Andrea @ No Doubt Learning says
Thanks for the post! I’m doing the 10 Commandments next week…and love your explanation of adultery for young kids!
This is a great way to categorize the 10 Commandments. Are you aware that the exact materials you’ve shown in this lesson are taken from the Godly Play curriculum? (The heart, the 10 commandments as pieces of the heart divided as they are.) I didn’t know if you were aware since no credit to Godly Play was given. It is “The 10 Best Ways” story. I adore the Godly Play curriculum, and if you weren’t aware of it, I wanted to tell you to check it out! I think you’ll love it!
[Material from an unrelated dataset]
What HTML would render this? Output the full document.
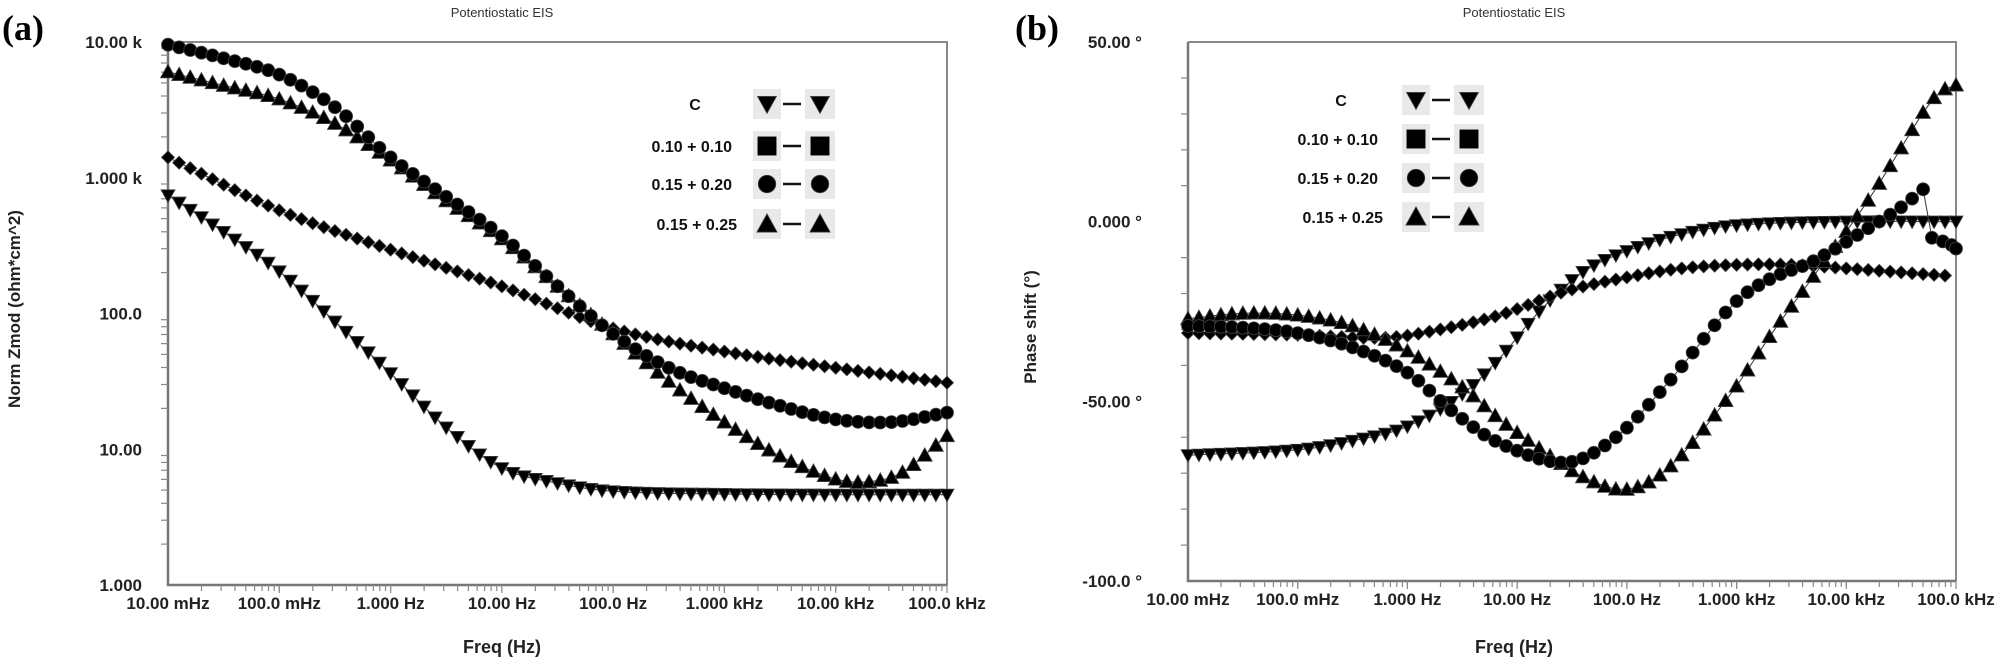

I’ve looked at and loved a lot of ideas in Godly Play. I actually learned to break them down this way at some point before I’d seen “The 10 Best Ways lesson,” but I do need to go back and add in the links to a couple of really cool Godly Play lessons on this topic, because you’re right “The 10 Best Ways” is an awesome lesson, and I did draw some inspiration for how I put it together from it (I think I’d included the link in the printable, but forgot to put them in the post).
Thanks for letting me know I’d missed putting links to that, that was my mess up.